=== SET TASK ===
Without the pictures, output the lines of the material from the very first through the one that holds "const font = 'DejaVu Sans'".

=== GIVEN MATERIAL ===

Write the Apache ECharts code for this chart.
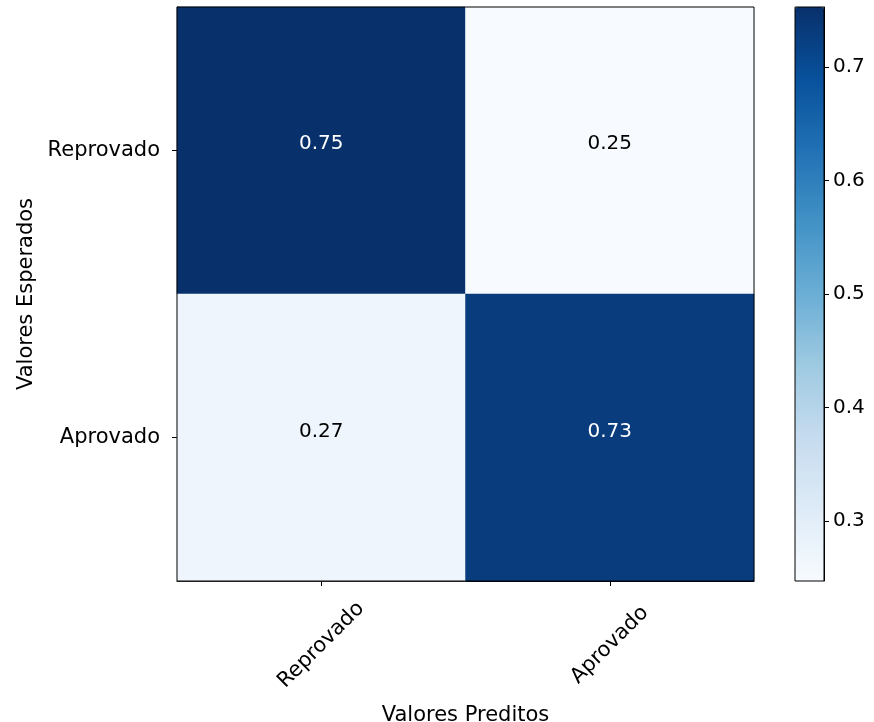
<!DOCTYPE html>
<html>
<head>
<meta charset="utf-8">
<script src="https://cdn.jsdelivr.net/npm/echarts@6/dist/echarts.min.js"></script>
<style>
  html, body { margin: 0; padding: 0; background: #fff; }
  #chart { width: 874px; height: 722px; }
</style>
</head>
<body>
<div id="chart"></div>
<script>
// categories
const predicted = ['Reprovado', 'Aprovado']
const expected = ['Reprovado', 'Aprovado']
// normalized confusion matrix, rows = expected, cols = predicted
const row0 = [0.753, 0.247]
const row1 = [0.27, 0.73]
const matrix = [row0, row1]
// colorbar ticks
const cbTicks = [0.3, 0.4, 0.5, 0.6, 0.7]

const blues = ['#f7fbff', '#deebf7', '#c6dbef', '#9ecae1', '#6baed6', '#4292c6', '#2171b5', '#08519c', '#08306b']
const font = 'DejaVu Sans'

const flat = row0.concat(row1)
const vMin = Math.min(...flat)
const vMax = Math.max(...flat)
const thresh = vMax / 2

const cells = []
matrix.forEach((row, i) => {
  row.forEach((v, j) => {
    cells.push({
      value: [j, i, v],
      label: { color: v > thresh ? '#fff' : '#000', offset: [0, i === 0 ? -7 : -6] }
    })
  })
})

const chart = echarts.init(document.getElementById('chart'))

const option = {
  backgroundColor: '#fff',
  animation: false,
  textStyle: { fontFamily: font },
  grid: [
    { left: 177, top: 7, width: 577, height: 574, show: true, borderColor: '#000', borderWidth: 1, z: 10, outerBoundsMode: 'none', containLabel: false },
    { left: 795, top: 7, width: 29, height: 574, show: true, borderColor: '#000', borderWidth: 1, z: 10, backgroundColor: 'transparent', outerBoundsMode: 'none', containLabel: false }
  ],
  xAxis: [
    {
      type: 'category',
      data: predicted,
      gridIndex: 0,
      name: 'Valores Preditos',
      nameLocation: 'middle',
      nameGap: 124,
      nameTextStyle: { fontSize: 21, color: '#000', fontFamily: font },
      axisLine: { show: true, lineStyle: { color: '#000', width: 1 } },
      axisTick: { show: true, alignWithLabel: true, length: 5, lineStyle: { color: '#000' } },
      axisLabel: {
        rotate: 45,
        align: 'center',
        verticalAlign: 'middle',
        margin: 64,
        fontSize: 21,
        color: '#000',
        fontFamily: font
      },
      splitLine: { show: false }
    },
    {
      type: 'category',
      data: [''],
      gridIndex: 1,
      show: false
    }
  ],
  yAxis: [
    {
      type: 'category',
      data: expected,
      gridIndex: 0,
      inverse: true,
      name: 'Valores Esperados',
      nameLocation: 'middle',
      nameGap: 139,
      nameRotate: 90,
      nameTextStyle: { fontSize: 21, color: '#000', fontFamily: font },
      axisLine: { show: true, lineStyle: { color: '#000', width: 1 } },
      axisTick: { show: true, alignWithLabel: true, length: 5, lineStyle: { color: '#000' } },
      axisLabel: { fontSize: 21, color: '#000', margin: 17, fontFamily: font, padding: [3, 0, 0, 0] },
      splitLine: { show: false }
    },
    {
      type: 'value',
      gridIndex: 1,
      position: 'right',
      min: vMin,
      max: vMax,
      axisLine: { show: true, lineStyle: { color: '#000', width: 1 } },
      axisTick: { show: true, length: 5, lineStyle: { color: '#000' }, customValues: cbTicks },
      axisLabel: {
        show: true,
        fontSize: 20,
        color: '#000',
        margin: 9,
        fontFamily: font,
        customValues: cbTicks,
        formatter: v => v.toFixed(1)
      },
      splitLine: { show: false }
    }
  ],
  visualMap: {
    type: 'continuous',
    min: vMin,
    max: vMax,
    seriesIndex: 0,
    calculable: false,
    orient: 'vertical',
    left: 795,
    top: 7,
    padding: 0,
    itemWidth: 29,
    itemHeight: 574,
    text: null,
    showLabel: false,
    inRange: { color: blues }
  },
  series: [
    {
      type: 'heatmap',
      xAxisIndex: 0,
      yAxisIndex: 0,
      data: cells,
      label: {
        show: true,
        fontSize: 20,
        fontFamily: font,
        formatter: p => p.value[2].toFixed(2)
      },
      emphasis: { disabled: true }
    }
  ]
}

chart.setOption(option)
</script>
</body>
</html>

=== OUTPUT FOR THIS TASK ===
Write the Apache ECharts code for this chart.
<!DOCTYPE html>
<html>
<head>
<meta charset="utf-8">
<script src="https://cdn.jsdelivr.net/npm/echarts@6/dist/echarts.min.js"></script>
<style>
  html, body { margin: 0; padding: 0; background: #fff; }
  #chart { width: 874px; height: 722px; }
</style>
</head>
<body>
<div id="chart"></div>
<script>
// categories
const predicted = ['Reprovado', 'Aprovado']
const expected = ['Reprovado', 'Aprovado']
// normalized confusion matrix, rows = expected, cols = predicted
const row0 = [0.753, 0.247]
const row1 = [0.27, 0.73]
const matrix = [row0, row1]
// colorbar ticks
const cbTicks = [0.3, 0.4, 0.5, 0.6, 0.7]

const blues = ['#f7fbff', '#deebf7', '#c6dbef', '#9ecae1', '#6baed6', '#4292c6', '#2171b5', '#08519c', '#08306b']
const font = 'DejaVu Sans'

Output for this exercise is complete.